Ces microsatellites ne disposent pas de carburant leur permettant d’éviter les collisions ou de se désorbiter en fin de service. Cette miniaturisation peut être un atout, car ces nano-satellites en orbite basse devraient pouvoir disparaitre intégralement dans l’atmosphère. Mais leur nombre et la correction de leur trajectoire sont des paramètres à prendre en compte. Les constructeurs et les agences spatiales commencent à implanter des poignées d’accroche en vue de l’apparition des robots remorqueur désorbiteur et des satellites robots d’entretien et de maintenance spatiale (Robotic Servicing Vehicle –RSV).

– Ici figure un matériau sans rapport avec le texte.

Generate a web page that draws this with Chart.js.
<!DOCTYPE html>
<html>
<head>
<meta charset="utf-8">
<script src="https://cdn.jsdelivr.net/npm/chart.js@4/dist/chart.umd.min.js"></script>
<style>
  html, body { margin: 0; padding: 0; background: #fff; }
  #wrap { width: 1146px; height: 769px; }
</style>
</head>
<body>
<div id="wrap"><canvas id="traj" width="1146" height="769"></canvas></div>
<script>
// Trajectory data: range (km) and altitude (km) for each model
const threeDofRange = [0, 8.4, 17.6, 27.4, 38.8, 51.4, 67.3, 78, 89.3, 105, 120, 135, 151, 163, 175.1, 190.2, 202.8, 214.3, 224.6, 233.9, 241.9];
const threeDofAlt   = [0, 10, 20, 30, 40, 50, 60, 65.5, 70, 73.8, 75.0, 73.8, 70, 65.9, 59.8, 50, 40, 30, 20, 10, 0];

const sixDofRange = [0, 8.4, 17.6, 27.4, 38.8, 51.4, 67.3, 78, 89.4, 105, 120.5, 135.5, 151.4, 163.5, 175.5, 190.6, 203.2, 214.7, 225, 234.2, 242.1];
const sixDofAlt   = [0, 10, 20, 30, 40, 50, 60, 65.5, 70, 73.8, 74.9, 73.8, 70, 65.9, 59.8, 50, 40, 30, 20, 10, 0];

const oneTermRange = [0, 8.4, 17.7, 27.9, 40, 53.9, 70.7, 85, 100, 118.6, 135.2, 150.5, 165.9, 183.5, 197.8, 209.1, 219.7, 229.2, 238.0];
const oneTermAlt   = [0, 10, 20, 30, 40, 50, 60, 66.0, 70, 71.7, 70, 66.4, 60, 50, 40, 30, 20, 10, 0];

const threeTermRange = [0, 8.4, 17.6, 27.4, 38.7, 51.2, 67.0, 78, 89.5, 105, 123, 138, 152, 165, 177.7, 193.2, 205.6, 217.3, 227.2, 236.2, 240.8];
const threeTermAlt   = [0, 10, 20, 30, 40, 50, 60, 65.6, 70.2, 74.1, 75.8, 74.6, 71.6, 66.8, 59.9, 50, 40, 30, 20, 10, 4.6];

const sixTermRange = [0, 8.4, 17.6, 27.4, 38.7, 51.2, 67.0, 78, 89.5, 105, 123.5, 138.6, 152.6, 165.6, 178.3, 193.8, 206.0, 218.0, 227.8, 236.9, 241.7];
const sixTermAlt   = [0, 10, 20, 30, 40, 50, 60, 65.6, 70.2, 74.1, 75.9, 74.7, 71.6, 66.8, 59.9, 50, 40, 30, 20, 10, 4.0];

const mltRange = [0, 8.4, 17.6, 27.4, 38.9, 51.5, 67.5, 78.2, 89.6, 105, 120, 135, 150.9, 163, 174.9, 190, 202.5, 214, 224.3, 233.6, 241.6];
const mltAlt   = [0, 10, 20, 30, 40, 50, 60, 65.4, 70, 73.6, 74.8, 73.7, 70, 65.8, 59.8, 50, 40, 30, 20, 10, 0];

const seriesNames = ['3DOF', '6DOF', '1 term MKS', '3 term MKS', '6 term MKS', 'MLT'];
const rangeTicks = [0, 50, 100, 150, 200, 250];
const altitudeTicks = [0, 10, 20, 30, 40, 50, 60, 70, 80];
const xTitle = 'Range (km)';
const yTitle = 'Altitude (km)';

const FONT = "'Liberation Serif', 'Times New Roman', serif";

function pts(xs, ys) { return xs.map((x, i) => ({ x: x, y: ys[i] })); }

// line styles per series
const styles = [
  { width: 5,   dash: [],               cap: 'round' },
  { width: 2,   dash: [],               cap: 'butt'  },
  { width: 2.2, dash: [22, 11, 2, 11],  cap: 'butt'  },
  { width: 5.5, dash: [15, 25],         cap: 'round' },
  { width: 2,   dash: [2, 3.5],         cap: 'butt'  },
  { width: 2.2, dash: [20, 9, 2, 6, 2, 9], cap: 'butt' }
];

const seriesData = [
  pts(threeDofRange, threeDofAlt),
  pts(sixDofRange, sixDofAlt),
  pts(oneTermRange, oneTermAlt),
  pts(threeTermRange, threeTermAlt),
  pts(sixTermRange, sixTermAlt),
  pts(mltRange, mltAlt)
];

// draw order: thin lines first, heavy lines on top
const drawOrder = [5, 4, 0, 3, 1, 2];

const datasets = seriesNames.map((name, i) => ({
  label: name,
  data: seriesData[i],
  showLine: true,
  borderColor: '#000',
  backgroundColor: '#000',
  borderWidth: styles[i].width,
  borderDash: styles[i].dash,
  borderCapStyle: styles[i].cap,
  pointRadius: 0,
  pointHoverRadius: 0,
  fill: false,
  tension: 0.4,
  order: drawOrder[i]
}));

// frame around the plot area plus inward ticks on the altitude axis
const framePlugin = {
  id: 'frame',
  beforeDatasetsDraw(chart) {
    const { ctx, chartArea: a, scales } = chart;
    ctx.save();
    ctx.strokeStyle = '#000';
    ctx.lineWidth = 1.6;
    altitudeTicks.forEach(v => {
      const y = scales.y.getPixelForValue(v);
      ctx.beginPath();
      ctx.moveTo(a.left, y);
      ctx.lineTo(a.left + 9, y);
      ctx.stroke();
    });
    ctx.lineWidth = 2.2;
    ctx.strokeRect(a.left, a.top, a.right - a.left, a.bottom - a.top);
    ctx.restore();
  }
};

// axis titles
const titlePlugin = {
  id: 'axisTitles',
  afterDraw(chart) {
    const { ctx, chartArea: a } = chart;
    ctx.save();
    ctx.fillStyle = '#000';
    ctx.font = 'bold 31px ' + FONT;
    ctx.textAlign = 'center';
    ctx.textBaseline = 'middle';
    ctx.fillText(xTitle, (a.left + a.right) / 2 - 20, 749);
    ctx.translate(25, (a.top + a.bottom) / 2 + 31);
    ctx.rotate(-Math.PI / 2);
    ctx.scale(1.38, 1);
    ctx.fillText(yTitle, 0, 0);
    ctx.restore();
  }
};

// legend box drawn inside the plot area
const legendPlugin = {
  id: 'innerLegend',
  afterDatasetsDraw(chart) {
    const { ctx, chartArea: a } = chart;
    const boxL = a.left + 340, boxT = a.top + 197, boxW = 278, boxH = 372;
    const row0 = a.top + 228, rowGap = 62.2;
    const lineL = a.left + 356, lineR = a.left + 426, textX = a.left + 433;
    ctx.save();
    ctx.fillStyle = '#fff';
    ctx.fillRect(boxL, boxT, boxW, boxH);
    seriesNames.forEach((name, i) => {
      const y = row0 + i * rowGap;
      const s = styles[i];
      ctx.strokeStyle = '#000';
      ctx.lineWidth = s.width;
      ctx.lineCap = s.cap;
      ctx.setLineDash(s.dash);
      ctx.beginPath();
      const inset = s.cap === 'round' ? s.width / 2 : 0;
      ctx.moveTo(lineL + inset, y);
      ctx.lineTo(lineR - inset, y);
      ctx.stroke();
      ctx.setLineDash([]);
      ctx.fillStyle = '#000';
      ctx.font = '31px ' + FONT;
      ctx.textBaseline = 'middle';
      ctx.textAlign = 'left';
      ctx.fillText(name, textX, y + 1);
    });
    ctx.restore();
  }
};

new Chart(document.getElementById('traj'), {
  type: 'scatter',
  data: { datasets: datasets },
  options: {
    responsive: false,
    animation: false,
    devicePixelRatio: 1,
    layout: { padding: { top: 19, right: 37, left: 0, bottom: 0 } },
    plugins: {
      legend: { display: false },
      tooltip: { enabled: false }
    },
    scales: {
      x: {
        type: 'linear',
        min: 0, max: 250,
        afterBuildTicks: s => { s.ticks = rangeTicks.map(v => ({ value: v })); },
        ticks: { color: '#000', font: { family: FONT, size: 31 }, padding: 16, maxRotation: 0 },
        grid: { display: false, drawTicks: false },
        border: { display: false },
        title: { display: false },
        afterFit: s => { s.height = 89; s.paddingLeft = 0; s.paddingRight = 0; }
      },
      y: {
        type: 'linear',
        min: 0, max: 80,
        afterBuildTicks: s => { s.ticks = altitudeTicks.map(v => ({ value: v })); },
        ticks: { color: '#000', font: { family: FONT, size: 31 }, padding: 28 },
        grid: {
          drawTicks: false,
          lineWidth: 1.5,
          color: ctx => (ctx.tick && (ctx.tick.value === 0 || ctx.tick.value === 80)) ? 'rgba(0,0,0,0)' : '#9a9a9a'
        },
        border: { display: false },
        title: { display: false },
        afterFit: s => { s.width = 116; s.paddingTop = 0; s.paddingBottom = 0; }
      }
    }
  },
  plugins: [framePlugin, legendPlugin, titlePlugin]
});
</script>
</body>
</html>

La mise en place de stations-service géostationnaires est elle aussi envisagée pour organiser la gestion de ces flux spatiaux.
Espace vert ?
Mais la bataille est encore loin d’être gagnée. On estime à plus de 500 000 les débris de 1 cm qui tournent au-dessus de nos têtes. Beaucoup plus petits et difficilement contrôlables, ils peuvent générer d’importants dégâts vers les satellites. Des solutions restent donc encore à trouver pour gérer, organiser et nettoyer nos périphériques spatiaux. Car si l’univers est infini, nos orbites ne le sont pas et il nous faudra récupérer et recycler nos déchets spatiaux.
Elon Musk et sa société Space X semble impulser ce mouvement et ouvrir la voie au recyclage spatial en réutilisant une partie de ses lanceurs. L’ensemble des industriels, dont ArianeGroup et son futur lanceur Ariane 6 sont entrés dans cette démarche économique.
Sur Terre, les chercheurs s’emploient désormais à rendre l’espace plus propre, plus sûr et économiquement viable.